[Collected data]
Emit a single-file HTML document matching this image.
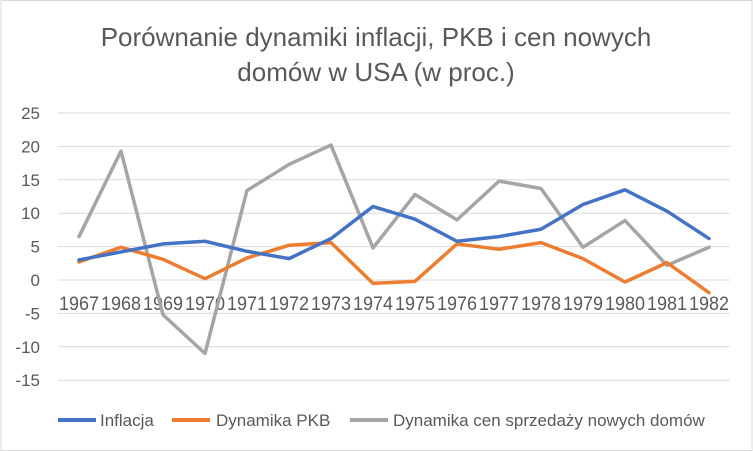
<!DOCTYPE html>
<html><head><meta charset="utf-8"><style>
body{margin:0;background:#fff}
svg{display:block;font-family:"Liberation Sans",sans-serif}
</style></head><body>
<svg id="c" width="753" height="451">
<rect x="1" y="0.5" width="751" height="450" fill="#fff" stroke="#d9d9d9"/>
<text x="376" y="46" text-anchor="middle" font-size="26" fill="#595959">Porównanie dynamiki inflacji, PKB i cen nowych</text>
<text x="376" y="81" text-anchor="middle" font-size="26" fill="#595959">domów w USA (w proc.)</text>
<g id="grid"></g><g id="lines"></g>
<g>
<line x1="58" y1="420" x2="96" y2="420" stroke="#4472c4" stroke-width="4"/>
<text x="100" y="426" font-size="17" fill="#595959">Inflacja</text>
<line x1="172" y1="420" x2="210" y2="420" stroke="#ed7d31" stroke-width="4"/>
<text x="216" y="426" font-size="17" fill="#595959">Dynamika PKB</text>
<line x1="350" y1="420" x2="388" y2="420" stroke="#a5a5a5" stroke-width="4"/>
<text x="393" y="426" font-size="17" fill="#595959">Dynamika cen sprzedaży nowych domów</text>
</g>
</svg>
<script>
const years=["1967","1968","1969","1970","1971","1972","1973","1974","1975","1976","1977","1978","1979","1980","1981","1982"];
const inflacja=[3.0,4.2,5.4,5.8,4.3,3.2,6.2,11.0,9.1,5.8,6.5,7.6,11.3,13.5,10.3,6.2];
const pkb=[2.7,4.9,3.1,0.2,3.3,5.2,5.6,-0.5,-0.2,5.4,4.6,5.6,3.2,-0.3,2.6,-1.9];
const domy=[6.5,19.3,-5.2,-11.0,13.4,17.3,20.2,4.8,12.8,9.0,14.8,13.7,4.9,8.9,2.2,4.9];
const yTicks=[25,20,15,10,5,0,-5,-10,-15];
const NS="http://www.w3.org/2000/svg";
const L=58,R=730,y0=280,pxPerUnit=33.4/5;
const step=(R-L)/years.length;
const x=i=>L+step*(i+0.5);
const y=v=>y0-v*pxPerUnit;
const g=document.getElementById('grid'),lg=document.getElementById('lines');
function mk(t,a,p){const e=document.createElementNS(NS,t);for(const k in a)e.setAttribute(k,a[k]);p.appendChild(e);return e;}
yTicks.forEach(v=>{
 const ln=mk('line',{x1:L,x2:R,y1:y(v),y2:y(v),stroke:'#d9d9d9','stroke-width':1},g);
 
 
 const t=mk('text',{x:40,y:y(v)+6,'text-anchor':'end','font-size':17,fill:'#595959'},g);
 t.textContent=v;
 
 
});
years.forEach((yr,i)=>{
 const t=mk('text',{x:x(i),y:y(0)+30,'text-anchor':'middle','font-size':19,fill:'#595959',textLength:40,lengthAdjust:'spacingAndGlyphs'},g);
 t.textContent=yr;
 
 
});
[[domy,'#a5a5a5','series-domy'],[pkb,'#ed7d31','series-pkb'],[inflacja,'#4472c4','series-inflacja']].forEach(([d,c,n])=>{
 const p=mk('polyline',{points:d.map((v,i)=>x(i)+','+y(v)).join(' '),fill:'none',stroke:c,'stroke-width':3.5,'stroke-linejoin':'round','stroke-linecap':'round'},lg);
 
 
});
</script>
</body></html>
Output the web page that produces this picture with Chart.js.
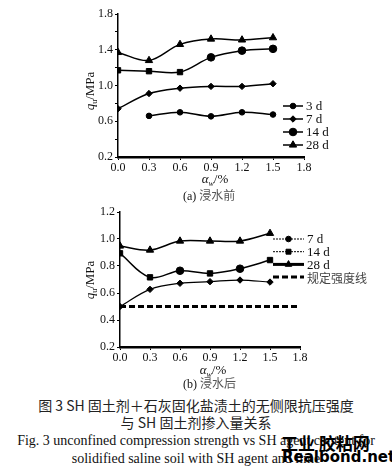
<!DOCTYPE html>
<html>
<head>
<meta charset="utf-8">
<script src="https://cdn.jsdelivr.net/npm/chart.js@4/dist/chart.umd.min.js"></script>
<style>
    body { margin: 0; background: #fff; }
    #page { position: relative; width: 392px; height: 472px; overflow: hidden; font-family: 'Liberation Serif', serif; color: #111; }
    canvas { position: absolute; left: 0; }
    .lbl { position: absolute; white-space: nowrap; line-height: 1; }
    .cjk { font-family: 'Noto Sans CJK SC', sans-serif; }
    .ytitle { transform: translate(-50%, -50%) rotate(-90deg); font-size: 13px; }
    .xtitle { transform: translate(-50%, -50%); font-size: 13px; }
    .cap { position: absolute; left: 0; width: 392px; text-align: center; font-size: 14px; line-height: 1; white-space: nowrap; }
</style>
</head>
<body>
<div id="page">
    <canvas id="chartA" width="392" height="175" style="top:0"></canvas>
    <canvas id="chartB" width="392" height="170" style="top:195px"></canvas>

    <div class="lbl ytitle" style="left:91px; top:91px"><i>q</i><sub style="font-size:8px">u</sub>/MPa</div>
    <div class="lbl xtitle" style="left:215px; top:180px"><i>α</i><sub style="font-size:8px"><i>w</i></sub>/%</div>
    <div class="lbl" style="left:183px; top:189px; font-size:12px">(a) <span class="cjk" style="color:#555">浸水前</span></div>

    <div class="lbl ytitle" style="left:91px; top:280px"><i>q</i><sub style="font-size:8px">u</sub>/MPa</div>
    <div class="lbl xtitle" style="left:213px; top:371px"><i>α</i><sub style="font-size:8px"><i>w</i></sub>/%</div>
    <div class="lbl" style="left:183px; top:377px; font-size:12px">(b) <span class="cjk" style="color:#555">浸水后</span></div>

    <div class="cap cjk" style="top:398px; font-size:14px; color:#222">图 3 SH 固土剂＋石灰固化盐渍土的无侧限抗压强度</div>
    <div class="cap cjk" style="top:415px; font-size:14px; color:#222">与 SH 固土剂掺入量关系</div>
    <div class="cap" style="top:434px">Fig. 3 unconfined compression strength vs SH agent content for</div>
    <div class="cap" style="top:452px">solidified saline soil with SH agent and lime</div>

    <div class="lbl cjk" style="left:281px; top:434px; font-size:17px; font-weight:bold; color:#000">工业 胶粘网</div>
    <div class="lbl" style="left:282px; top:450px; font-size:15px; font-weight:bold; color:#000; font-family:'DejaVu Sans', sans-serif">Realbond.net</div>
</div>

<script>
// 数据
const dosage = [0.0, 0.3, 0.6, 0.9, 1.2, 1.5];
const xTicks = [0.0, 0.3, 0.6, 0.9, 1.2, 1.5, 1.8];

// (a) 浸水前
const a3d = [null, 0.66, 0.70, 0.655, 0.70, 0.675];
const a7d = [0.74, 0.91, 0.97, 0.99, 0.99, 1.02];
const a14d = [1.17, 1.16, 1.15, 1.315, 1.39, 1.41];
const a28d = [1.37, 1.28, 1.46, 1.52, 1.51, 1.535];
const yTicksA = [0.2, 0.4, 0.6, 0.8, 1.0, 1.2, 1.4, 1.6, 1.8];
const yLabelsA = [0.2, 0.6, 1.0, 1.4, 1.8];

// (b) 浸水后
const b7d = [0.50, 0.627, 0.672, 0.684, 0.696, 0.681];
const b14d = [0.894, 0.716, 0.765, 0.745, 0.78, 0.844];
const b28d = [0.948, 0.918, 0.985, 0.985, 0.985, 1.042];
const reqStrength = 0.5;
const yTicksB = [0.2, 0.3, 0.4, 0.5, 0.6, 0.7, 0.8, 0.9, 1.0, 1.1, 1.2];
const yLabelsB = [0.2, 0.4, 0.6, 0.8, 1.0, 1.2];

const serif = "'Liberation Serif', serif";

function pts(vals) {
    return dosage.map((x, i) => ({ x: x, y: vals[i] })).filter(p => p.y !== null);
}

function lineSet(label, vals, style, radius, width) {
    return {
        label: label,
        data: pts(vals),
        borderColor: '#000',
        backgroundColor: '#000',
        borderWidth: width,
        pointStyle: style,
        pointRadius: radius,
        pointBorderWidth: 1,
        pointBackgroundColor: '#000',
        pointBorderColor: '#000',
        tension: 0.35
    };
}

// 图例：在画布上手动绘制
const manualLegend = {
    id: 'manualLegend',
    afterDraw(chart, args, opts) {
        const ctx = chart.ctx;
        ctx.save();
        opts.items.forEach((it, i) => {
            const y = opts.y0 + i * opts.dy;
            ctx.strokeStyle = '#000';
            ctx.lineWidth = it.lw;
            ctx.setLineDash(it.dash || []);
            ctx.beginPath();
            ctx.moveTo(opts.x0, y);
            ctx.lineTo(opts.x1, y);
            ctx.stroke();
            ctx.setLineDash([]);
            if (it.style) {
                ctx.fillStyle = '#000';
                ctx.lineWidth = 1;
                Chart.helpers.drawPoint(ctx, { pointStyle: it.style, radius: it.r, rotation: 0, borderWidth: 1 }, (opts.x0 + opts.x1) / 2, y);
            }
            ctx.fillStyle = it.color || '#111';
            ctx.font = it.font || ('13px ' + serif);
            ctx.textBaseline = 'middle';
            ctx.fillText(it.label, opts.x1 + 3, y + 1);
        });
        ctx.restore();
    }
};

function axes(yTicks, yLabels, yMin, yMax, yWidth, xHeight) {
    return {
        x: {
            type: 'linear',
            min: 0,
            max: 1.8,
            afterBuildTicks: s => { s.ticks = xTicks.map(v => ({ value: v })); },
            afterFit: s => { s.height = xHeight; },
            ticks: { color: '#111', font: { family: serif, size: 12 }, padding: 1, maxRotation: 0, callback: v => v.toFixed(1) },
            grid: { drawOnChartArea: false, tickLength: 3, color: '#000' },
            border: { color: '#000', width: 2.5, dash: [5, 3] }
        },
        y: {
            min: yMin,
            max: yMax,
            afterBuildTicks: s => { s.ticks = yTicks.map(v => ({ value: v })); },
            afterFit: s => { s.width = yWidth; },
            ticks: {
                color: '#111', font: { family: serif, size: 12 }, padding: 2,
                callback: v => yLabels.some(l => Math.abs(l - v) < 1e-6) ? v.toFixed(1) : ''
            },
            grid: { drawOnChartArea: false, tickLength: 3, color: '#000' },
            border: { color: '#000', width: 1.5 }
        }
    };
}

new Chart(document.getElementById('chartA'), {
    type: 'line',
    data: {
        datasets: [
            lineSet('3 d', a3d, 'circle', 2.8, 1.5),
            lineSet('7 d', a7d, 'rectRot', 3.2, 1.5),
            Object.assign(lineSet('14 d', a14d, 'circle', 3.8, 1.5), { pointStyle: ['rect', 'rect', 'rect', 'circle', 'circle', 'circle'] }),
            lineSet('28 d', a28d, 'triangle', 4.2, 1.5)
        ]
    },
    options: {
        responsive: false,
        animation: false,
        devicePixelRatio: 1,
        layout: { padding: { top: 14, right: 88, bottom: 0, left: 0 } },
        scales: axes(yTicksA, yLabelsA, 0.2, 1.8, 118, 18),
        plugins: {
            legend: { display: false },
            tooltip: { enabled: false },
            manualLegend: {
                x0: 283, x1: 303, y0: 106, dy: 13,
                items: [
                    { label: '3 d', style: 'circle', r: 2.8, lw: 1.5 },
                    { label: '7 d', style: 'rectRot', r: 3.2, lw: 1.5 },
                    { label: '14 d', style: 'circle', r: 3.8, lw: 1.5 },
                    { label: '28 d', style: 'triangle', r: 4.2, lw: 1.5 }
                ]
            }
        }
    },
    plugins: [manualLegend]
});

new Chart(document.getElementById('chartB'), {
    type: 'line',
    data: {
        datasets: [
            lineSet('7 d', b7d, 'rectRot', 3.2, 1.2),
            Object.assign(lineSet('14 d', b14d, 'circle', 3.8, 1.5), { pointStyle: ['rect', 'rect', 'circle', 'rect', 'circle', 'rect'] }),
            lineSet('28 d', b28d, 'triangle', 4.2, 1.5),
            {
                label: '规定强度线',
                data: [{ x: 0, y: reqStrength }, { x: 1.8, y: reqStrength }],
                borderColor: '#000',
                borderWidth: 3,
                borderDash: [6, 3],
                pointRadius: 0
            }
        ]
    },
    options: {
        responsive: false,
        animation: false,
        devicePixelRatio: 1,
        layout: { padding: { top: 17, right: 92, bottom: 0, left: 0 } },
        scales: axes(yTicksB, yLabelsB, 0.2, 1.2, 120, 18),
        plugins: {
            legend: { display: false },
            tooltip: { enabled: false },
            manualLegend: {
                x0: 273, x1: 304, y0: 44, dy: 12.7,
                items: [
                    { label: '7 d', style: 'circle', r: 2.8, lw: 1, dash: [2, 1] },
                    { label: '14 d', style: 'rect', r: 3.5, lw: 1, dash: [2, 1] },
                    { label: '28 d', style: 'triangle', r: 3.8, lw: 3 },
                    { label: '规定强度线', lw: 3, dash: [6, 3], font: "12px 'Noto Sans CJK SC', sans-serif", color: '#444' }
                ]
            }
        }
    },
    plugins: [manualLegend]
});
</script>
</body>
</html>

> **GIVEN PROBLEM**:
Gather and copy every line of the data in which the string "this" is found.

> **WORKED SOLUTION**:
Emit a single-file HTML document matching this image.
Output the web page that produces this picture with Chart.js.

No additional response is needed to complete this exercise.